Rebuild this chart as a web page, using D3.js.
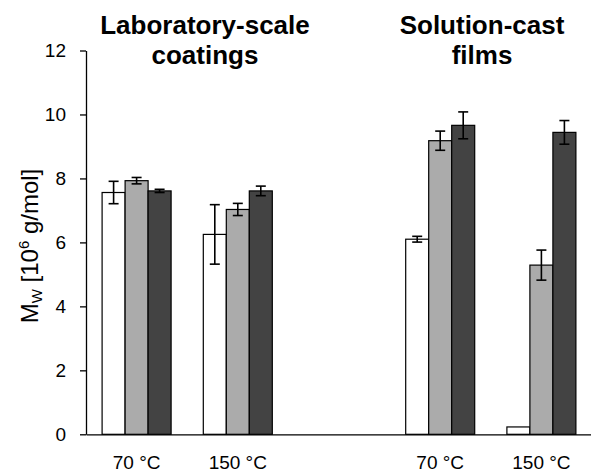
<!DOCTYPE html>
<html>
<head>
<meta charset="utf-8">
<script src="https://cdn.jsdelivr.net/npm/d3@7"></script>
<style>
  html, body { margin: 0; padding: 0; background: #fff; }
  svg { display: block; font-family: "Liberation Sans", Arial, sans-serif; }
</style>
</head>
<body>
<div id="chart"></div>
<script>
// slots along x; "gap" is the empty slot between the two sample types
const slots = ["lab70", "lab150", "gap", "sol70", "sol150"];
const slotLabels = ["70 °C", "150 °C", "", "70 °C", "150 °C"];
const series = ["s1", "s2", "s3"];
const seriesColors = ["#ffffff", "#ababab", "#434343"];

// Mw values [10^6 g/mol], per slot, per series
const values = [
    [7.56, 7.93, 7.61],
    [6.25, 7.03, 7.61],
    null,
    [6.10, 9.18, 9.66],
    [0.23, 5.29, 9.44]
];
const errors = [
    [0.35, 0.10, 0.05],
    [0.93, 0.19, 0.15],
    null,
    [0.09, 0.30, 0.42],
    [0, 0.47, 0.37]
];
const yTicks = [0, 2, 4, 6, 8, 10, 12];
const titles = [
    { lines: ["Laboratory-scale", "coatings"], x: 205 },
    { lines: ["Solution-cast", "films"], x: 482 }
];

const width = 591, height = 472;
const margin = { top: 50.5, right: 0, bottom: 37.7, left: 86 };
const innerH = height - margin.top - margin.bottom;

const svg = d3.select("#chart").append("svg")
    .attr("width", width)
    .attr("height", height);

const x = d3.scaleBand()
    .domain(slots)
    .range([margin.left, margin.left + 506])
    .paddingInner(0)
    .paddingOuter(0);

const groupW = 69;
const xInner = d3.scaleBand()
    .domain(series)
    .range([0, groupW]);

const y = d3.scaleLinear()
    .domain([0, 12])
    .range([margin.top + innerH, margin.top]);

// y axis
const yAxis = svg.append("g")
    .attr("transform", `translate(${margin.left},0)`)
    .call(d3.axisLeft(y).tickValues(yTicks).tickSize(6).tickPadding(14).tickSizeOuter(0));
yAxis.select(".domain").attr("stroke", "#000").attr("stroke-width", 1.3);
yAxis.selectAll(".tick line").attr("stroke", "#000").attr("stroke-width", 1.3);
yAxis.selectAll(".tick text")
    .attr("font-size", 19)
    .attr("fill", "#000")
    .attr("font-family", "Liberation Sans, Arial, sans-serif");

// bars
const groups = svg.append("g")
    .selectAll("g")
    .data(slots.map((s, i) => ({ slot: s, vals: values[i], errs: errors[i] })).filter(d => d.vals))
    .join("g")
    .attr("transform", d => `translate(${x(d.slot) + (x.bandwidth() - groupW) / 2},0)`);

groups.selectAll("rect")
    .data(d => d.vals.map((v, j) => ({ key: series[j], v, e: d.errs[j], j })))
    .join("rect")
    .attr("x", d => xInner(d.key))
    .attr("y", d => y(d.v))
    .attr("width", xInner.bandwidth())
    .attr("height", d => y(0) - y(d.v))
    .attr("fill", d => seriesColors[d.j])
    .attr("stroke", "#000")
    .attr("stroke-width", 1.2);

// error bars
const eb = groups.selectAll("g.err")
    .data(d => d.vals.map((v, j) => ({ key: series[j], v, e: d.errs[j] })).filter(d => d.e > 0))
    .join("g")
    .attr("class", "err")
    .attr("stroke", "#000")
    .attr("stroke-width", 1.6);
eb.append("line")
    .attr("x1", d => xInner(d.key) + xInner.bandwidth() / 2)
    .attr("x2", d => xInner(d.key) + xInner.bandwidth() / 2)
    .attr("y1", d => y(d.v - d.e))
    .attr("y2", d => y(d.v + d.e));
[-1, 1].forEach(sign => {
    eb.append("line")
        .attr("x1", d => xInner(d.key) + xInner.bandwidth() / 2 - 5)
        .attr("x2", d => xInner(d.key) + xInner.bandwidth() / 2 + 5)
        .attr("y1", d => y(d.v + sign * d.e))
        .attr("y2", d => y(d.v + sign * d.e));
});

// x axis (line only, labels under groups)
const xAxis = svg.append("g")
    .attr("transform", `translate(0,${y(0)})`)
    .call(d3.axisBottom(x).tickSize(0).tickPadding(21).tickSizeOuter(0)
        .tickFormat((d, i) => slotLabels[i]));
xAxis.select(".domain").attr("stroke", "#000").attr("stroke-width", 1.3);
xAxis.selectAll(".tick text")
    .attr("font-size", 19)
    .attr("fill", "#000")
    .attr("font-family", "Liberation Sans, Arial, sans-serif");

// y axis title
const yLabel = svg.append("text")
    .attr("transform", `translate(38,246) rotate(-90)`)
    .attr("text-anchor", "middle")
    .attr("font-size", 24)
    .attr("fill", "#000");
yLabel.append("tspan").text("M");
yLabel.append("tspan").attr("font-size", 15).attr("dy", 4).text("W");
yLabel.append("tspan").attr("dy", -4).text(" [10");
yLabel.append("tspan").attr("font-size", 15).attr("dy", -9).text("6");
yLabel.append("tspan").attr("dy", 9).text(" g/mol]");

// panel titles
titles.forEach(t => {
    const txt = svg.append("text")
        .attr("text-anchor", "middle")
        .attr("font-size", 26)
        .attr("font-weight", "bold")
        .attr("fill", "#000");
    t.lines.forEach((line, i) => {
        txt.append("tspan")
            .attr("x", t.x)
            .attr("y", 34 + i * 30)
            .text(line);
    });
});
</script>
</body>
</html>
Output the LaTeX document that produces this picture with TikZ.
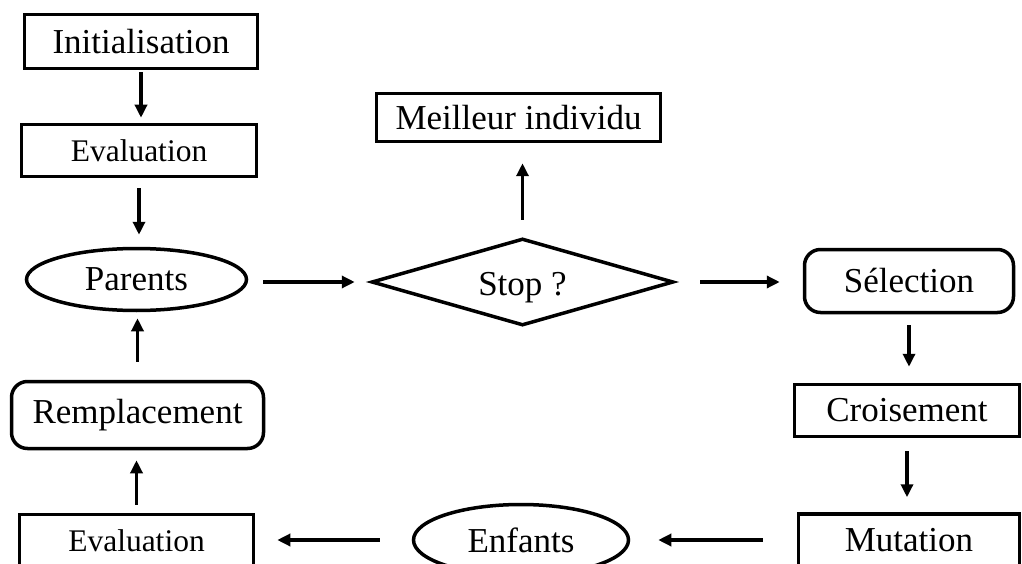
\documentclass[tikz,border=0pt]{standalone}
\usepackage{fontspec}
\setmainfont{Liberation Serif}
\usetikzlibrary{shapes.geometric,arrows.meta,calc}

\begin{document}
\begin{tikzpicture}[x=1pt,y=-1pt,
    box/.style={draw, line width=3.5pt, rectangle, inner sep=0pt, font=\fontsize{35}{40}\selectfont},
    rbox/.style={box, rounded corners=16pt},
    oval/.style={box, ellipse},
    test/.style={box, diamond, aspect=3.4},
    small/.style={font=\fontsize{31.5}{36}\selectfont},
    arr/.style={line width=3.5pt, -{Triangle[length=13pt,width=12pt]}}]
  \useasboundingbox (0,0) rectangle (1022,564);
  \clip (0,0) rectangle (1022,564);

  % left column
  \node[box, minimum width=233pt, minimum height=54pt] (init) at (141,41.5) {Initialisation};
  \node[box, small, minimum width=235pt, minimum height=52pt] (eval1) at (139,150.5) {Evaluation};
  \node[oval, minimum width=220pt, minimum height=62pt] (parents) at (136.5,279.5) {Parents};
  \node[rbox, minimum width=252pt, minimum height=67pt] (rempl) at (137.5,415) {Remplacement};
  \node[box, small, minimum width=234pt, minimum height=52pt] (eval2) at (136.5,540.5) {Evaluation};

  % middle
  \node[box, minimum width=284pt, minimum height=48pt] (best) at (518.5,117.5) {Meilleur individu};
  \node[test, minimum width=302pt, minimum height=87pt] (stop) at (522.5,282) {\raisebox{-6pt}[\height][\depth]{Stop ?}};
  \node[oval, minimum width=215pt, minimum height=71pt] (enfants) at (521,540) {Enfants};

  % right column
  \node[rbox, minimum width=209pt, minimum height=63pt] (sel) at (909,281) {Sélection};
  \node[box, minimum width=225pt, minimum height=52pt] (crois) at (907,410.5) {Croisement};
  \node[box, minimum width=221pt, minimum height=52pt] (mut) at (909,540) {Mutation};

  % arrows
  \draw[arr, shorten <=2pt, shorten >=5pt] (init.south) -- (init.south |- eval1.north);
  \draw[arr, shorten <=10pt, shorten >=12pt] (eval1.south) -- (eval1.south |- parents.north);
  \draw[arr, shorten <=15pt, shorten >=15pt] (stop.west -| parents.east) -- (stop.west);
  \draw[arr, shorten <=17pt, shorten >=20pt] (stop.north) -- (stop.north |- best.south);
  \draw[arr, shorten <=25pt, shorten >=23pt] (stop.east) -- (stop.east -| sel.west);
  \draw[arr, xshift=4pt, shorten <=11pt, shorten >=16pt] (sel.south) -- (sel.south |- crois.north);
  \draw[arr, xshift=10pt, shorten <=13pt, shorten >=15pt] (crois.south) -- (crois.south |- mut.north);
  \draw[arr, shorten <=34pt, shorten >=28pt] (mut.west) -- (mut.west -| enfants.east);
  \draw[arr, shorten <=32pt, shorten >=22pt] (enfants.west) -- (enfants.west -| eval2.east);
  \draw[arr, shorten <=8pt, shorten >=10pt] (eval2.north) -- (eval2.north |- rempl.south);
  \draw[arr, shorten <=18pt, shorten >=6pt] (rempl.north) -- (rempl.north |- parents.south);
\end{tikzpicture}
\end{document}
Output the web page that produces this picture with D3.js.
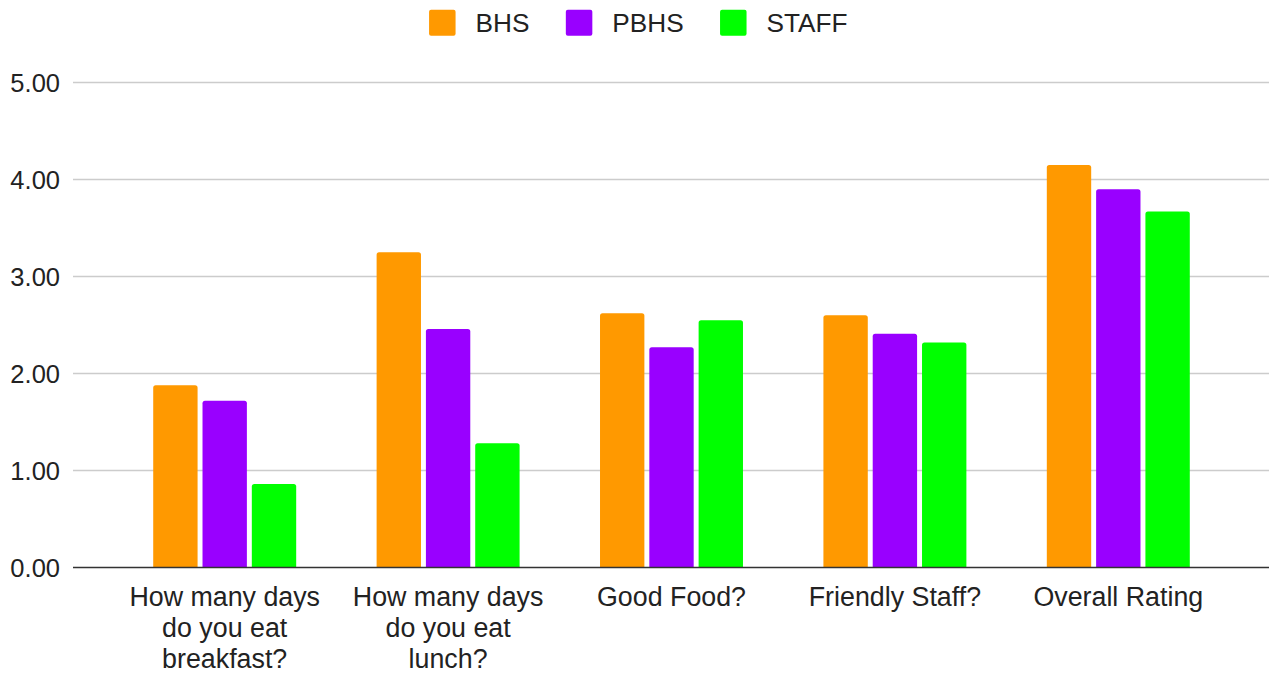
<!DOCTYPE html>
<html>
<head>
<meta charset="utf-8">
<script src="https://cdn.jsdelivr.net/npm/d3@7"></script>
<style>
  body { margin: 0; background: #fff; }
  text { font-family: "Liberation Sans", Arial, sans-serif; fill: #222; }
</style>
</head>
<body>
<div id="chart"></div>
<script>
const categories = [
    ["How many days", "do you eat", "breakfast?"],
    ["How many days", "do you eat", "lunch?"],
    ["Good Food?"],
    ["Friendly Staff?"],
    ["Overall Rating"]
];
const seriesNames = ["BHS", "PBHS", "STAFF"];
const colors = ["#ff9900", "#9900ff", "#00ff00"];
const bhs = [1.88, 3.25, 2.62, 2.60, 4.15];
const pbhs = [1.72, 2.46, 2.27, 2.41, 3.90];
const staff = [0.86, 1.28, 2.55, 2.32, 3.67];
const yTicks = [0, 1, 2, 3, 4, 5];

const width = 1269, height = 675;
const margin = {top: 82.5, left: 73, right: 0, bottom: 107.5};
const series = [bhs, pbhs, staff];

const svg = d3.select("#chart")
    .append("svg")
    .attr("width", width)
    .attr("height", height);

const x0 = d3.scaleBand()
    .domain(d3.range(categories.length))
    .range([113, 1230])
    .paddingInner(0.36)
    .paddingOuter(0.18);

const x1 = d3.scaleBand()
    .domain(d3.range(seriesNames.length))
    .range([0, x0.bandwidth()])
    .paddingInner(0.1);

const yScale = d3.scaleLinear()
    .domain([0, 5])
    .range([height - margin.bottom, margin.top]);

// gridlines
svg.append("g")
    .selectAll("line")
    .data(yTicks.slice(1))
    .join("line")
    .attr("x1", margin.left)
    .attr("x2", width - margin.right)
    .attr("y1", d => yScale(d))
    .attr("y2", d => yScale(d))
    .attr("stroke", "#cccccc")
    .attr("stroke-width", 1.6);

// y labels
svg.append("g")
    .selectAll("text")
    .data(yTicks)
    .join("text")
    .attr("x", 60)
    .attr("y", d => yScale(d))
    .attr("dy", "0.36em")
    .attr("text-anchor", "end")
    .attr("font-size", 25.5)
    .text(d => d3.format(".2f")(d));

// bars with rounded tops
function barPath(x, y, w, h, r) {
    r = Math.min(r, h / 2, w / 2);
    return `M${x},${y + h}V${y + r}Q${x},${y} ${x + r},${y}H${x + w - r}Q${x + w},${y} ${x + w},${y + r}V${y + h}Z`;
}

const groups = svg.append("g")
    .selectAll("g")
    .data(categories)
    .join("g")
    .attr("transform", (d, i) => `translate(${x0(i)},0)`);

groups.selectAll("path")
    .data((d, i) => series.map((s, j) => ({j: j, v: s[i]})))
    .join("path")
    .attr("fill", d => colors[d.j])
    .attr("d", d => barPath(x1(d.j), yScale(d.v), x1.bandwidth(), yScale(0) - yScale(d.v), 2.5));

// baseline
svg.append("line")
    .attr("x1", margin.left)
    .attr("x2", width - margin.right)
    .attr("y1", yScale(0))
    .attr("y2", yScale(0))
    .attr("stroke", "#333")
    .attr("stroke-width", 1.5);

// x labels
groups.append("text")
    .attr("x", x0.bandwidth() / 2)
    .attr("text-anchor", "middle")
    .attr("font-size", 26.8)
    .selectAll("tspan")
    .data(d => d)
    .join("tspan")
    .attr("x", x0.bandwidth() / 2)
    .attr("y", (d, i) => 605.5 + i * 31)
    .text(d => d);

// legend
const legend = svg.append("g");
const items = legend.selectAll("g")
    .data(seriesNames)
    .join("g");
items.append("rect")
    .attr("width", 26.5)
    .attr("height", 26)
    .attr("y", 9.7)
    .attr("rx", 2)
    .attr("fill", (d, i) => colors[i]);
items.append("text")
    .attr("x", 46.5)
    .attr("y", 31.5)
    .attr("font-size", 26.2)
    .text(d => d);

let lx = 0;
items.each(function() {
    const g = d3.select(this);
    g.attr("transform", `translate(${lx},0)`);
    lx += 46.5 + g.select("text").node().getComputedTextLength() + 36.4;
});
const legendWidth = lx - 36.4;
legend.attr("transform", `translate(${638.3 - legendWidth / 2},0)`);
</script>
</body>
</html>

● ● ● ●

:: Exercise directions ::
Which lines contain the word "with"? Copy each of them.

:: Answer to this exercise ::
Output the LaTeX document that produces this picture with TikZ.
Output the web page that produces this picture with D3.js.
// bars with rounded tops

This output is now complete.